Forum Moderators: DixonJones
The answer isn't in front of your face although it is there if you search the G Analytics site, as long as you know what to search FOR.
If the route from your site to example.com goes through a link that's placed on your site, yes it's possible. If the visitors just browse to example.com, there's no way of knowing except for using one of the big services that claims to be able to estimate what sites are visited together .... Compete, Nielsen, Comscore.
The two ways of knowing are:
1) Get example.com to put YOUR Google Analytics tag on their landing page. Of course, you'll pick up a lot of hits going to that page from sources other than your site.
2) Program the link to example.com so that when it experiences an onclick or ondown event, it fires the Google Analytics tag and passes information to the tag about which exit link was clicked on.

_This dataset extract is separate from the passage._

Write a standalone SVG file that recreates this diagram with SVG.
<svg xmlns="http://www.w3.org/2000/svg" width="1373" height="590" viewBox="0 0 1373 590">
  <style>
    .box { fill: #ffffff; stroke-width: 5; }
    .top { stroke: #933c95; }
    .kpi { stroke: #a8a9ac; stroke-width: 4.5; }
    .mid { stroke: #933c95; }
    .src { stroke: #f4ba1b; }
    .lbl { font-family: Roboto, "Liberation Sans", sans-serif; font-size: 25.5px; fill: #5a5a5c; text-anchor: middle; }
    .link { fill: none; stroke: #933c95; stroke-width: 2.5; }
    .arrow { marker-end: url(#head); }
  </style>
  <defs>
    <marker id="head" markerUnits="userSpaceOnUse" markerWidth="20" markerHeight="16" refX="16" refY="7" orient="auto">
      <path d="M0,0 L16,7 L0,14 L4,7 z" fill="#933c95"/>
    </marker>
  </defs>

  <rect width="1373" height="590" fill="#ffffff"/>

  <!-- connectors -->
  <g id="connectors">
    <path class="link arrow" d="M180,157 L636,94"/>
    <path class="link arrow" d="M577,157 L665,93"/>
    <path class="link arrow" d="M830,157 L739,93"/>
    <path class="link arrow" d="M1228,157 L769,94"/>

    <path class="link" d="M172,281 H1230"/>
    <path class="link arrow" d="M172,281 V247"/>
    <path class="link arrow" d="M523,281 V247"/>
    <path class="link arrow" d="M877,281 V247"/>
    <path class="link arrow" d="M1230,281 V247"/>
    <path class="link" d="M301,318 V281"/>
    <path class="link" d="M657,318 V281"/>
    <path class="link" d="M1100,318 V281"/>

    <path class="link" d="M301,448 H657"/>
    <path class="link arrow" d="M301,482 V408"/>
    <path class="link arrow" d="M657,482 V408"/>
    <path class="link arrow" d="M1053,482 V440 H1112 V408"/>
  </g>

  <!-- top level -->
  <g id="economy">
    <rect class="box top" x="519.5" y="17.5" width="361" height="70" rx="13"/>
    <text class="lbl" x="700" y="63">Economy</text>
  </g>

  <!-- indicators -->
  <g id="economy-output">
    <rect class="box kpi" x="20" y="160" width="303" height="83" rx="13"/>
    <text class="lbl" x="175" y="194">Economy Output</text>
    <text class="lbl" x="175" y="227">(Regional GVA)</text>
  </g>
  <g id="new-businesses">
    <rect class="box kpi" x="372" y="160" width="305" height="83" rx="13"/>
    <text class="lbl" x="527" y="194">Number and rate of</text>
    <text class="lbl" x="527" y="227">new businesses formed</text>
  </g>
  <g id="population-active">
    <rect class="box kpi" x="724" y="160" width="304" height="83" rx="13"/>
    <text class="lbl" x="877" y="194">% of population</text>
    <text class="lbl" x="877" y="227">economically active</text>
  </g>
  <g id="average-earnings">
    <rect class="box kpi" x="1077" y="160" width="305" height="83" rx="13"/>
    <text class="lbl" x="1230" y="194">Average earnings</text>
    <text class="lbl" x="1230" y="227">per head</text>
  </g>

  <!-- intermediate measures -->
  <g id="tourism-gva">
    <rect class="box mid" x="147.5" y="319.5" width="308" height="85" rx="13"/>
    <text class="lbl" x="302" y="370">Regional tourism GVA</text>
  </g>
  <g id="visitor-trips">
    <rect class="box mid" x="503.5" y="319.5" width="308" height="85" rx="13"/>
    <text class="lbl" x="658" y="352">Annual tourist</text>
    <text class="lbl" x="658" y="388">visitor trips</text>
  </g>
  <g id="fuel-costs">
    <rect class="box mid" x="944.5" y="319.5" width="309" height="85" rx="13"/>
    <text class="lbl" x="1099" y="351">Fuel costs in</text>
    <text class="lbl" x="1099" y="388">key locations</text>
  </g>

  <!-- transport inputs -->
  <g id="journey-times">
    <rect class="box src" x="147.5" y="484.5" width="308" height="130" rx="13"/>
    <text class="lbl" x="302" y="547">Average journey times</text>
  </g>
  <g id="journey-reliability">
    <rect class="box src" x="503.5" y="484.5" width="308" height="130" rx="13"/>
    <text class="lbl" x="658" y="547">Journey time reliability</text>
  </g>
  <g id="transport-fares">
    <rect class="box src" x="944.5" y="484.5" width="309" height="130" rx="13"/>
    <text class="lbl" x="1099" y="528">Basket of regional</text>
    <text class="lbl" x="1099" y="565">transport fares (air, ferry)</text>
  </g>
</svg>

For the latter, Google says they have instructions for it, but I haven't looked at them in months. The tag I use (for another tool, WebTrends) automatically senses off-site clicks and records them, so I never needed to learn the reprogram-every-link method. I think you'll find the solution without trouble in the GA help site - try searching on "off-site links" or even "ondown" or "onclick". Or maybe somebody here has the info.
You are correct in that Event Tracking can allow to track some of the things you are mentioning. However in my experience Outbound Links are NOT events ...Plays, downloads, widget loads, etc. are events.
[google.com...]
In regards to tracking Outbound Links and inflating "Page Views" I have a couple comments:
These clicks belong to you and after long discussion on our end we decided to treat them as "Page Views" being that they do generate a page view which technical should be "owned" by the site that generated it.

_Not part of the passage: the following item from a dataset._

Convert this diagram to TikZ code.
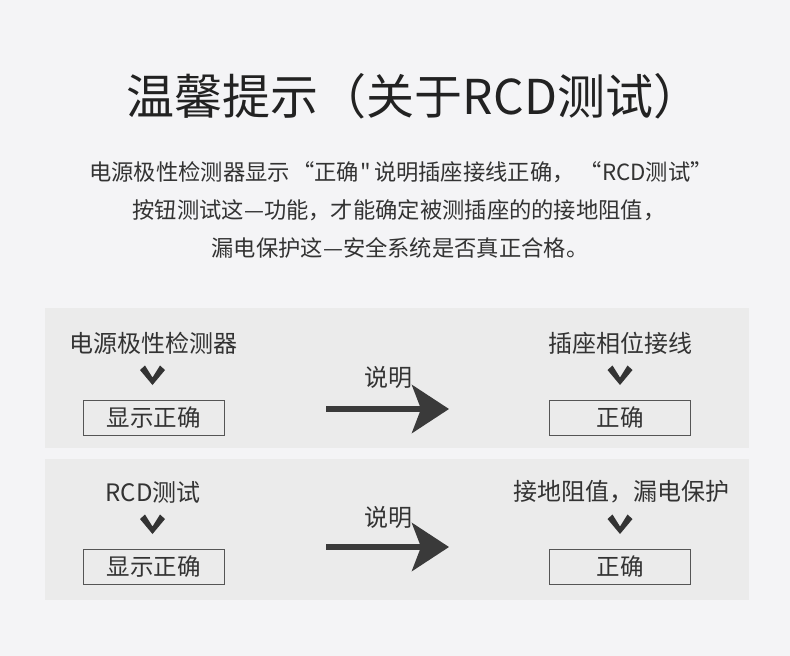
\documentclass[tikz,border=0pt]{standalone}
\usepackage{fontspec}
\setmainfont{Noto Sans CJK SC}[Ligatures=TeXOff]
\usetikzlibrary{arrows.meta}
\definecolor{bg}{HTML}{F4F4F6}
\definecolor{panel}{HTML}{EBEBEB}
\definecolor{ink}{HTML}{333333}
\definecolor{titleink}{HTML}{222222}
\definecolor{boxline}{HTML}{555555}
\definecolor{arrowink}{HTML}{3A3A3A}
\tikzset{
  titletext/.style={font=\fontsize{48}{52}\selectfont, text=titleink, inner sep=0pt},
  paratext/.style={font=\fontsize{22.3}{26}\selectfont, text=ink, inner sep=0pt},
  lbltext/.style={font=\fontsize{24}{28}\selectfont, text=ink, inner sep=0pt},
  resbox/.style={draw=boxline, line width=1pt, minimum width=141pt, minimum height=35pt,
    inner sep=0pt, font=\fontsize{23.5}{27}\selectfont, text=ink},
  panelbg/.style={fill=panel},
  chevron/.pic={\fill[ink] (-12.5,-5.5) -- (-7.5,-10) -- (0,2) -- (7.5,-10) -- (12.5,-5.5) -- (0,9.5) -- cycle;},
  bigarrow/.style={draw=arrowink, line width=6pt,
    -{Stealth[length=37pt,width=48pt,inset=9pt,fill=arrowink]}}
}
\begin{document}
\begin{tikzpicture}[x=1pt,y=-1pt]
\fill[bg] (0,0) rectangle (790,656);
\useasboundingbox (0,0) rectangle (790,656);

\node[titletext] (title) at (414,96) {温馨提示（关于RCD测试）};

\node[paratext] (p1) at (401,172) {电源极性检测器显示\kern2pt“正确\kern1.5pt"\kern3pt说明插座接线正确，\kern5pt“RCD测试”};
\node[paratext] (p2) at (399,210) {按钮测试这—功能，才能确定被测插座的的接地阻值，};
\node[paratext] (p3) at (400,248) {漏电保护这—安全系统是否真正合格。};

% panel 1
\fill[panelbg] (45,308) rectangle (749,448);
\node[lbltext] (l1) at (153,343) {电源极性检测器};
\pic at (152.5,375.5) {chevron};
\node[resbox] (b1) at (153.5,417.5) {显示正确};
\node[lbltext] (m1) at (388,377) {说明};
\coordinate (a1s) at (326,409);
\coordinate (a1e) at (449,409);
\draw[bigarrow] (a1s) -- (a1e);
\node[lbltext] (r1) at (620,343) {插座相位接线};
\pic at (620,375.5) {chevron};
\node[resbox] (c1) at (620,417.5) {正确};

% panel 2
\fill[panelbg] (45,459) rectangle (749,600);
\node[lbltext] (l2) at (153,492) {RCD测试};
\pic at (152.5,524.5) {chevron};
\node[resbox] (b2) at (153.5,566.5) {显示正确};
\node[lbltext] (m2) at (388,517) {说明};
\coordinate (a2s) at (326,547);
\coordinate (a2e) at (449,547);
\draw[bigarrow] (a2s) -- (a2e);
\node[lbltext] (r2) at (621,492) {接地阻值，漏电保护};
\pic at (620,524.5) {chevron};
\node[resbox] (c2) at (620,566.5) {正确};
\end{tikzpicture}
\end{document}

Now in regards to inflating your numbers: I don't know if you are getting the most out of GAnalytics by creating multiple profiles (mobile traffic, social networking traffic, etc) but all we did was just make sure that the Outbound Link information that you passed to Google has something unique in it so that you can exclude it from your main reports via an exclusion filter.
Now..with all said if you wanted to still track them as an event and be able to determine what sites people are visiting I am sure you could do that passing the outboundlink.com as one of the optional values explained in the Event Tracking documentation.
However, my thoughts is that what is explained in the link above should be used for outbound links and mailto links and both I have no problem considering a pageview.